- _JOB_
Would you quote every entry exactly, dropping only the pictures?

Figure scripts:
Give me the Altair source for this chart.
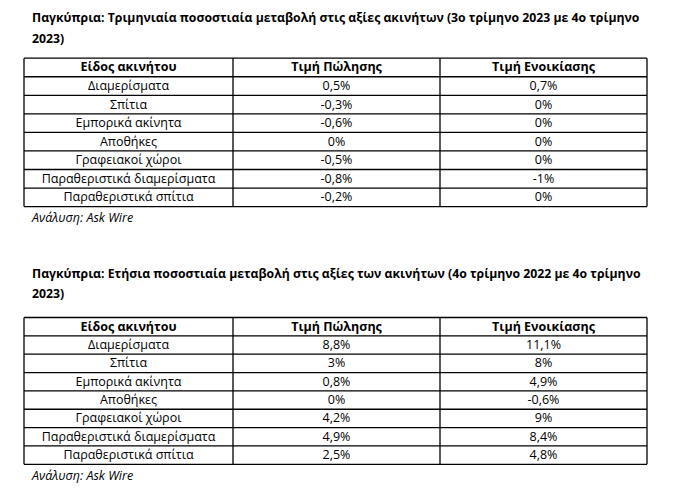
import altair as alt
import pandas as pd

# ---- data ----
headers = ["Είδος ακινήτου", "Τιμή Πώλησης", "Τιμή Ενοικίασης"]
categories = ["Διαμερίσματα", "Σπίτια", "Εμπορικά ακίνητα", "Αποθήκες",
              "Γραφειακοί χώροι", "Παραθεριστικά διαμερίσματα", "Παραθεριστικά σπίτια"]
q_sale = ["0,5%", "-0,3%", "-0,6%", "0%", "-0,5%", "-0,8%", "-0,2%"]
q_rent = ["0,7%", "0%", "0%", "0%", "0%", "-1%", "0%"]
y_sale = ["8,8%", "3%", "0,8%", "0%", "4,2%", "4,9%", "2,5%"]
y_rent = ["11,1%", "8%", "4,9%", "-0,6%", "9%", "8,4%", "4,8%"]
title1 = ["Παγκύπρια: Τριμηνιαία ποσοστιαία μεταβολή στις αξίες ακινήτων (3ο τρίμηνο 2023 με 4ο τρίμηνο", "2023)"]
title2 = ["Παγκύπρια: Ετήσια ποσοστιαία μεταβολή στις αξίες των ακινήτων (4ο τρίμηνο 2022 με 4ο τρίμηνο", "2023)"]
source = "Ανάλυση: Ask Wire"

# ---- layout (chart units = pixels) ----
W, H = 659, 482
col_edges = [16, 225, 432, 639]
col_centers = [(a + b) / 2 for a, b in zip(col_edges[:-1], col_edges[1:])]
tables = [
    dict(top=50.2, rh=18.55, title=title1, title_y=[10, 30.5], cols=[q_sale, q_rent]),
    dict(top=309.5, rh=18.35, title=title2, title_y=[266, 286], cols=[y_sale, y_rent]),
]
text_x = 24
font = "Open Sans"

cells, hlines, vlines, titles, notes = [], [], [], [], []
for t in tables:
    rows = [headers] + [[c, s, r] for c, s, r in zip(categories, t["cols"][0], t["cols"][1])]
    for i, row in enumerate(rows):
        for j, txt in enumerate(row):
            cells.append(dict(x=col_centers[j], y=t["top"] + (i + 0.5) * t["rh"], text=txt,
                              weight="bold" if i == 0 else "normal"))
    n = len(rows)
    for i in range(n + 1):
        hlines.append(dict(x=col_edges[0], x2=col_edges[-1], y=t["top"] + i * t["rh"]))
    for e in col_edges:
        vlines.append(dict(x=e, y=t["top"], y2=t["top"] + n * t["rh"]))
    for line, yy in zip(t["title"], t["title_y"]):
        titles.append(dict(x=text_x, y=yy, text=line))
    notes.append(dict(x=text_x, y=t["top"] + n * t["rh"] + 11.5, text=source))

xs = alt.Scale(domain=[0, W], range=[0, W])
ys = alt.Scale(domain=[0, H], range=[0, H])
X = lambda f: alt.X(f, type="quantitative", scale=xs, axis=None)
Y = lambda f: alt.Y(f, type="quantitative", scale=ys, axis=None)

cell_df = pd.DataFrame(cells)
body = alt.Chart(cell_df[cell_df.weight == "normal"]).mark_text(
    font=font, fontSize=12.5, color="#000", baseline="middle", align="center"
).encode(x=X("x"), y=Y("y"), text="text:N")
head = alt.Chart(cell_df[cell_df.weight == "bold"]).mark_text(
    font=font, fontSize=12.5, fontWeight="bold", color="#000", baseline="middle", align="center"
).encode(x=X("x"), y=Y("y"), text="text:N")
hl = alt.Chart(pd.DataFrame(hlines)).mark_rule(color="#000", strokeWidth=1.3).encode(
    x=X("x"), x2="x2", y=Y("y"))
vl = alt.Chart(pd.DataFrame(vlines)).mark_rule(color="#000", strokeWidth=1.3).encode(
    x=X("x"), y=Y("y"), y2="y2")
tt = alt.Chart(pd.DataFrame(titles)).mark_text(
    font=font, fontSize=12.25, fontWeight="bold", color="#000", baseline="middle", align="left"
).encode(x=X("x"), y=Y("y"), text="text:N")
nt = alt.Chart(pd.DataFrame(notes)).mark_text(
    font=font, fontSize=12.5, fontStyle="italic", color="#000", baseline="middle", align="left"
).encode(x=X("x"), y=Y("y"), text="text:N")

chart = alt.layer(hl, vl, head, body, tt, nt).properties(
    width=W, height=H, padding=0, autosize=alt.AutoSizeParams(type="none"), background="white"
).configure_view(stroke=None)

chart.save("out.html", embed_options={"renderer": "svg", "actions": False})
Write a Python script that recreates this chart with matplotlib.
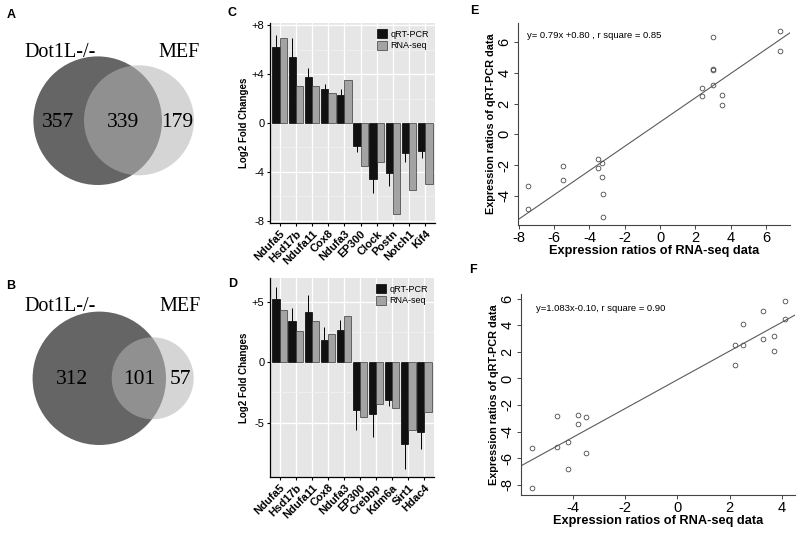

- _RESULT OF THE TASK_
Give me the Altair source for this chart.
import altair as alt
import pandas as pd

# ---- data ----
headers = ["Είδος ακινήτου", "Τιμή Πώλησης", "Τιμή Ενοικίασης"]
categories = ["Διαμερίσματα", "Σπίτια", "Εμπορικά ακίνητα", "Αποθήκες",
              "Γραφειακοί χώροι", "Παραθεριστικά διαμερίσματα", "Παραθεριστικά σπίτια"]
q_sale = ["0,5%", "-0,3%", "-0,6%", "0%", "-0,5%", "-0,8%", "-0,2%"]
q_rent = ["0,7%", "0%", "0%", "0%", "0%", "-1%", "0%"]
y_sale = ["8,8%", "3%", "0,8%", "0%", "4,2%", "4,9%", "2,5%"]
y_rent = ["11,1%", "8%", "4,9%", "-0,6%", "9%", "8,4%", "4,8%"]
title1 = ["Παγκύπρια: Τριμηνιαία ποσοστιαία μεταβολή στις αξίες ακινήτων (3ο τρίμηνο 2023 με 4ο τρίμηνο", "2023)"]
title2 = ["Παγκύπρια: Ετήσια ποσοστιαία μεταβολή στις αξίες των ακινήτων (4ο τρίμηνο 2022 με 4ο τρίμηνο", "2023)"]
source = "Ανάλυση: Ask Wire"

# ---- layout (chart units = pixels) ----
W, H = 659, 482
col_edges = [16, 225, 432, 639]
col_centers = [(a + b) / 2 for a, b in zip(col_edges[:-1], col_edges[1:])]
tables = [
    dict(top=50.2, rh=18.55, title=title1, title_y=[10, 30.5], cols=[q_sale, q_rent]),
    dict(top=309.5, rh=18.35, title=title2, title_y=[266, 286], cols=[y_sale, y_rent]),
]
text_x = 24
font = "Open Sans"

cells, hlines, vlines, titles, notes = [], [], [], [], []
for t in tables:
    rows = [headers] + [[c, s, r] for c, s, r in zip(categories, t["cols"][0], t["cols"][1])]
    for i, row in enumerate(rows):
        for j, txt in enumerate(row):
            cells.append(dict(x=col_centers[j], y=t["top"] + (i + 0.5) * t["rh"], text=txt,
                              weight="bold" if i == 0 else "normal"))
    n = len(rows)
    for i in range(n + 1):
        hlines.append(dict(x=col_edges[0], x2=col_edges[-1], y=t["top"] + i * t["rh"]))
    for e in col_edges:
        vlines.append(dict(x=e, y=t["top"], y2=t["top"] + n * t["rh"]))
    for line, yy in zip(t["title"], t["title_y"]):
        titles.append(dict(x=text_x, y=yy, text=line))
    notes.append(dict(x=text_x, y=t["top"] + n * t["rh"] + 11.5, text=source))

xs = alt.Scale(domain=[0, W], range=[0, W])
ys = alt.Scale(domain=[0, H], range=[0, H])
X = lambda f: alt.X(f, type="quantitative", scale=xs, axis=None)
Y = lambda f: alt.Y(f, type="quantitative", scale=ys, axis=None)

cell_df = pd.DataFrame(cells)
body = alt.Chart(cell_df[cell_df.weight == "normal"]).mark_text(
    font=font, fontSize=12.5, color="#000", baseline="middle", align="center"
).encode(x=X("x"), y=Y("y"), text="text:N")
head = alt.Chart(cell_df[cell_df.weight == "bold"]).mark_text(
    font=font, fontSize=12.5, fontWeight="bold", color="#000", baseline="middle", align="center"
).encode(x=X("x"), y=Y("y"), text="text:N")
hl = alt.Chart(pd.DataFrame(hlines)).mark_rule(color="#000", strokeWidth=1.3).encode(
    x=X("x"), x2="x2", y=Y("y"))
vl = alt.Chart(pd.DataFrame(vlines)).mark_rule(color="#000", strokeWidth=1.3).encode(
    x=X("x"), y=Y("y"), y2="y2")
tt = alt.Chart(pd.DataFrame(titles)).mark_text(
    font=font, fontSize=12.25, fontWeight="bold", color="#000", baseline="middle", align="left"
).encode(x=X("x"), y=Y("y"), text="text:N")
nt = alt.Chart(pd.DataFrame(notes)).mark_text(
    font=font, fontSize=12.5, fontStyle="italic", color="#000", baseline="middle", align="left"
).encode(x=X("x"), y=Y("y"), text="text:N")

chart = alt.layer(hl, vl, head, body, tt, nt).properties(
    width=W, height=H, padding=0, autosize=alt.AutoSizeParams(type="none"), background="white"
).configure_view(stroke=None)

chart.save("out.html", embed_options={"renderer": "svg", "actions": False})
Write a Python script that recreates this chart with matplotlib.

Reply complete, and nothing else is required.